Atomes. Le grand mot est lâché. Je ne vois guère de cinéaste (sinon Biette et son "théâtre des matières") qui soit à ce point proche du matérialisme à l'antique. La force d'Oliveira, c'est qu'il traite d'un des scénarios-types de la religion ("produire un ange dans la plénitude du martyre") avec le manque de pathos et l'acuité détachée d'un philosophe païen. La passion affecte les corps en entier, et chacune des parties de ces corps en entier, et chacune des parties de ces parties en entier, etc. En entier et différemment. Il n'y a pas de fin à l'incertitude brûlante de la passion, surtout pas la mort.
6. La plus belle scène du film se situe vers la fin. Francisca est morte, José Augusto l'a faite autopsier, a gardé le cœur dans un bocal et ce bocal dans une chapelle. L'organe rouge terrifie la servante. Il ne s'agit pas là d'un vain fétiche. A ce cœur-muscle, à ce cœur tout à fait matériel se pose toujours la même question: de quoi est-il capable?

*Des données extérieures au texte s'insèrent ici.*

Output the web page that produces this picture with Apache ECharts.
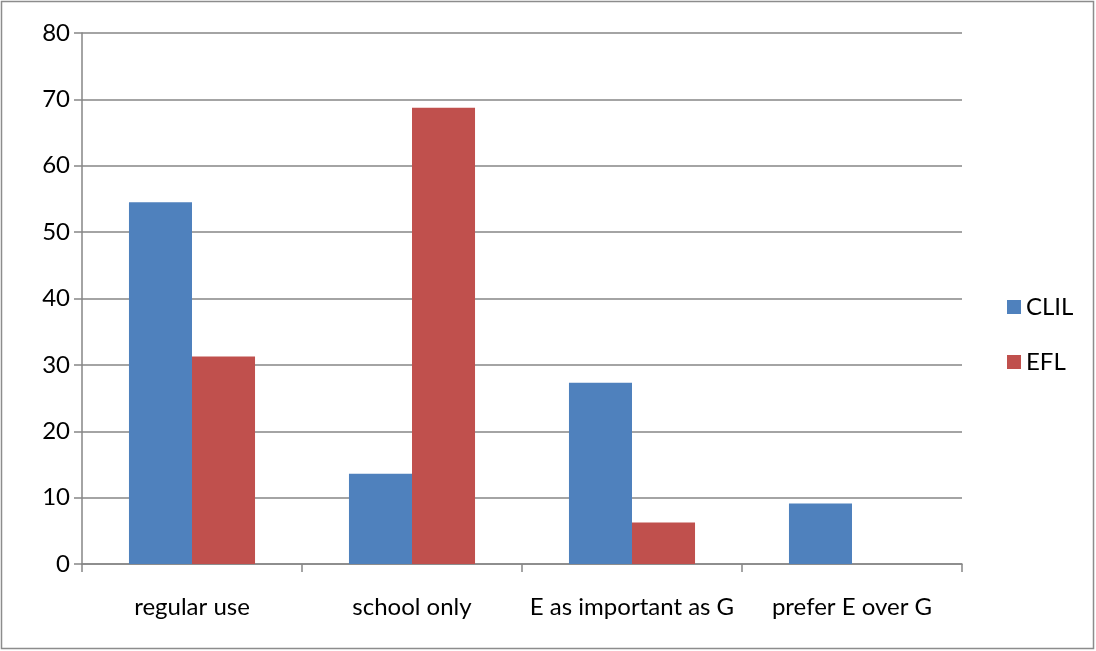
<!DOCTYPE html>
<html>
<head>
<meta charset="utf-8">
<script src="https://cdn.jsdelivr.net/npm/echarts@6/dist/echarts.min.js"></script>
<style>
  html, body { margin: 0; padding: 0; background: #fff; }
  #chart { width: 1096px; height: 651px; }
</style>
</head>
<body>
<div id="chart"></div>
<script>
// Survey answers, percent of each group
const categories = ['regular use', 'school only', 'E as important as G', 'prefer E over G'];
const clil = [54.5, 13.6, 27.3, 9.1];
const efl = [31.25, 68.75, 6.25, 0];
const seriesNames = ['CLIL', 'EFL'];

const font = 'Lato, "Open Sans", "Liberation Sans", sans-serif';
const axisGrey = '#868686';
const fs = 24;

const chart = echarts.init(document.getElementById('chart'), null, { renderer: 'canvas' });
chart.setOption({
  animation: false,
  backgroundColor: '#fff',
  textStyle: { fontFamily: font },
  graphic: [{
    type: 'rect',
    shape: { x: 1.5, y: 1.5, width: 1092, height: 647 },
    style: { fill: 'none', stroke: '#8c8c8c', lineWidth: 1.5 },
    silent: true
  }],
  grid: { left: 82, top: 33, width: 880, height: 531, containLabel: false },
  legend: {
    orient: 'vertical',
    left: 1002,
    top: 290,
    itemWidth: 14,
    itemHeight: 14,
    itemGap: 31,
    icon: 'rect',
    textStyle: { fontSize: fs, color: '#000', fontFamily: font },
    data: seriesNames
  },
  xAxis: {
    type: 'category',
    data: categories,
    axisLine: { lineStyle: { color: axisGrey, width: 1.5 } },
    axisTick: { show: true, length: 8, lineStyle: { color: axisGrey, width: 1.5 } },
    axisLabel: { color: '#000', fontSize: fs, margin: 31, fontFamily: font, interval: 0 },
    splitLine: { show: false }
  },
  yAxis: {
    type: 'value',
    min: 0,
    max: 80,
    interval: 10,
    axisLine: { show: true, lineStyle: { color: axisGrey, width: 1.5 } },
    axisTick: { show: true, length: 8, lineStyle: { color: axisGrey, width: 1.5 } },
    axisLabel: { color: '#000', fontSize: fs, margin: 12, fontFamily: font },
    splitLine: { show: true, lineStyle: { color: axisGrey, width: 1.5 } }
  },
  series: [
    {
      name: seriesNames[0],
      type: 'bar',
      data: clil,
      barGap: '0%',
      barCategoryGap: '42.7%',
      itemStyle: { color: '#4F81BD' }
    },
    {
      name: seriesNames[1],
      type: 'bar',
      data: efl,
      barGap: '0%',
      barCategoryGap: '42.7%',
      itemStyle: { color: '#C0504D' }
    }
  ]
});
</script>
</body>
</html>
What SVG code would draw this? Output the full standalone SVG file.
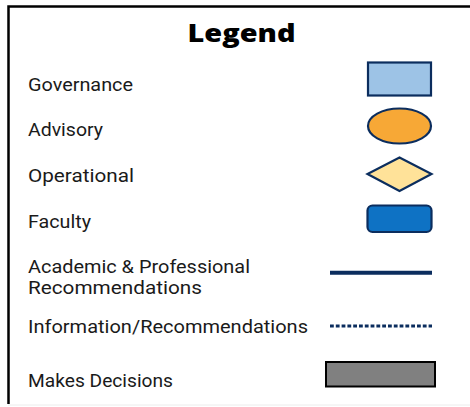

Que peut cet objet rabougri? La réponse est donnée par José Augusto lui-même: "Nous vivons déchirés, à la recherche de nos corps dispersés sur la terre entière. Le ventre qui veut oublier le péché, hurle; le foie qui veut s'accrocher au côté droit, gémit; et le cœur en mille morceaux entre dans les plus misérables ruelles à la recherche du sang qui le formera."
Que peut le cinéma? Un vieil homme, un des grands cinéastes vivants, donne sa réponse. Il nous dit peut-être que le cinéma est comme ce corps. Il faut qu'il se recompose, organe par organe. A bas le story-board, à bas le musée. Vive le cinéma." (Serge Daney, "Que peut un cœur?", Cahiers du cinéma n°330, décembre 1981).